=== Recorded data ===

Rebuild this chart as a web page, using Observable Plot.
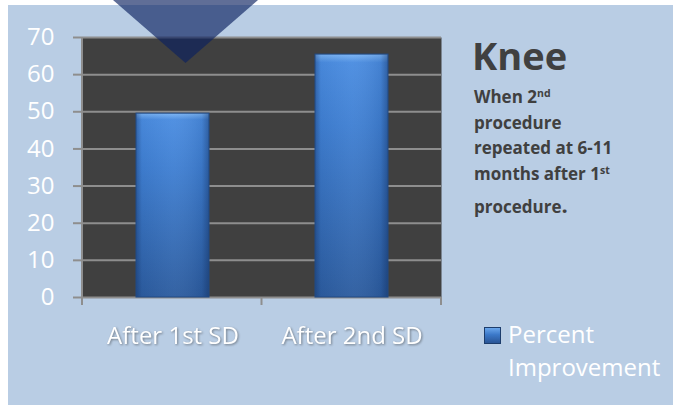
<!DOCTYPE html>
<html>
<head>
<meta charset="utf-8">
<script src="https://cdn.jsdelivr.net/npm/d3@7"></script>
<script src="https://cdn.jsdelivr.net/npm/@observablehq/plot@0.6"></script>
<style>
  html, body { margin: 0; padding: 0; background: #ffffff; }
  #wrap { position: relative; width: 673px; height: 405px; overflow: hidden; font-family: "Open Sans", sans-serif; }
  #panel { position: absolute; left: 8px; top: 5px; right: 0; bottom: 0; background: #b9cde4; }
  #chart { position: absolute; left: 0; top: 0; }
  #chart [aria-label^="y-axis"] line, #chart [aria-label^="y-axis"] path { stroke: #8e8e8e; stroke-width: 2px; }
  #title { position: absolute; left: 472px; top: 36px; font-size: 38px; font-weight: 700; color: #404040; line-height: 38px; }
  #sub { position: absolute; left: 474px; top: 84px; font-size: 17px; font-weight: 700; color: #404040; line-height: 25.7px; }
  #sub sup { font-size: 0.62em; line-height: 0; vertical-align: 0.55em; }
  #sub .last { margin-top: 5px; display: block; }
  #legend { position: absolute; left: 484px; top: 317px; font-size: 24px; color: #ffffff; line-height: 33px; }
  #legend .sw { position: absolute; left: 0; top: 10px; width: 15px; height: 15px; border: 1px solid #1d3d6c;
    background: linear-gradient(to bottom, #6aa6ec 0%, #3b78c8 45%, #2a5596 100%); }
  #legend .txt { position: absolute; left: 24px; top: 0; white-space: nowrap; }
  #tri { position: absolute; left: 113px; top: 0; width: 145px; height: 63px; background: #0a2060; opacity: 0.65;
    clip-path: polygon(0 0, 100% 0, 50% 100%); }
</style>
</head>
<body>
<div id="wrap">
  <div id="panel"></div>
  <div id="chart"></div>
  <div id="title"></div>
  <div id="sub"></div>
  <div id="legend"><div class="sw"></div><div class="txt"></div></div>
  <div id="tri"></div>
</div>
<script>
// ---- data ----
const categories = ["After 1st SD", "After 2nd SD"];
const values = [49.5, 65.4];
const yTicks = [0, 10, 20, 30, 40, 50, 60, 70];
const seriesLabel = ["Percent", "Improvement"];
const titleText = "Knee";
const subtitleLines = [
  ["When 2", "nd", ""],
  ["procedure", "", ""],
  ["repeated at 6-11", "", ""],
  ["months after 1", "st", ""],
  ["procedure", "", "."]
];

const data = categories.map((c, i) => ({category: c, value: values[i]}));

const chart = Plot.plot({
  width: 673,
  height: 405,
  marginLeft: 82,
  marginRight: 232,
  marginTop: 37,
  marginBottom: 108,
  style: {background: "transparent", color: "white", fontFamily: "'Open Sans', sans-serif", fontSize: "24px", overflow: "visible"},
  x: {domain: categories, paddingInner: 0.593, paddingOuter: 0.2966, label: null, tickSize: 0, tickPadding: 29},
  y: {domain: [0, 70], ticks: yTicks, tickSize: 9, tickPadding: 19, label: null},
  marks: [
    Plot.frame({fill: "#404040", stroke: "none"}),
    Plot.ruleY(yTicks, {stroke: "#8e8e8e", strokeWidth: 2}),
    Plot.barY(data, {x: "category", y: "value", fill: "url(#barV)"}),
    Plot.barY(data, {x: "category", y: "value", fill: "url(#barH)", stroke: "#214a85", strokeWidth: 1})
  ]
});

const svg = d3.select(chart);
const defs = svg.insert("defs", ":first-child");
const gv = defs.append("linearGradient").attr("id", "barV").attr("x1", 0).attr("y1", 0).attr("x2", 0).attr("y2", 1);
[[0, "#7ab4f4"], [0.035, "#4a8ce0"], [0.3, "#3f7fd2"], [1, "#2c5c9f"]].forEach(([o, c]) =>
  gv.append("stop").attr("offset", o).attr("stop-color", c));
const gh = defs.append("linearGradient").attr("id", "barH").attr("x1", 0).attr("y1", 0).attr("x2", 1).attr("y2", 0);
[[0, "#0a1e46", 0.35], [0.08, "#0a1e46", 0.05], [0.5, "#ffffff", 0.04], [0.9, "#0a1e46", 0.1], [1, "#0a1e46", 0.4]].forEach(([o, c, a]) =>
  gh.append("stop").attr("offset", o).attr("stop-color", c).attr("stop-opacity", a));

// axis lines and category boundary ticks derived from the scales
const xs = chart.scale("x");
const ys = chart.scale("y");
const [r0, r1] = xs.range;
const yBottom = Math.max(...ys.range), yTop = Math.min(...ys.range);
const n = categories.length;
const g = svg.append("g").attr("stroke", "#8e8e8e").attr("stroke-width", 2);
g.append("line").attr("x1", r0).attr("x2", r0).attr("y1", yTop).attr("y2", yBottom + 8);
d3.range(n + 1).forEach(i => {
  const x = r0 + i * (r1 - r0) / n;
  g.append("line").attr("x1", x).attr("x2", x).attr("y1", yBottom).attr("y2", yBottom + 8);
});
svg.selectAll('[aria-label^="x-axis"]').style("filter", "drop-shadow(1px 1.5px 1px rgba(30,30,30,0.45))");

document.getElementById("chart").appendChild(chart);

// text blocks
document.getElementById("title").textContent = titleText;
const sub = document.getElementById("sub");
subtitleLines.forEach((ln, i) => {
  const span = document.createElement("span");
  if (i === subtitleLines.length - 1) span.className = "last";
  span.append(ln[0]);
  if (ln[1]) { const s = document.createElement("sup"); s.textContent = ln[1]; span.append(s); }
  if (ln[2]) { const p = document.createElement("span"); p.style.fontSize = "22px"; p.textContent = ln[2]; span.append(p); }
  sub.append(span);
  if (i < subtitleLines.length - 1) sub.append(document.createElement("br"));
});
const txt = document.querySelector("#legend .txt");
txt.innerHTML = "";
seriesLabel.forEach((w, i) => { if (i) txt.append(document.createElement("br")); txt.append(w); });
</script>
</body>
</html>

===

Objective:
Looking at the listing above, how many of its lines contain the string "chart"? Give the number alone.

Output for this task:
9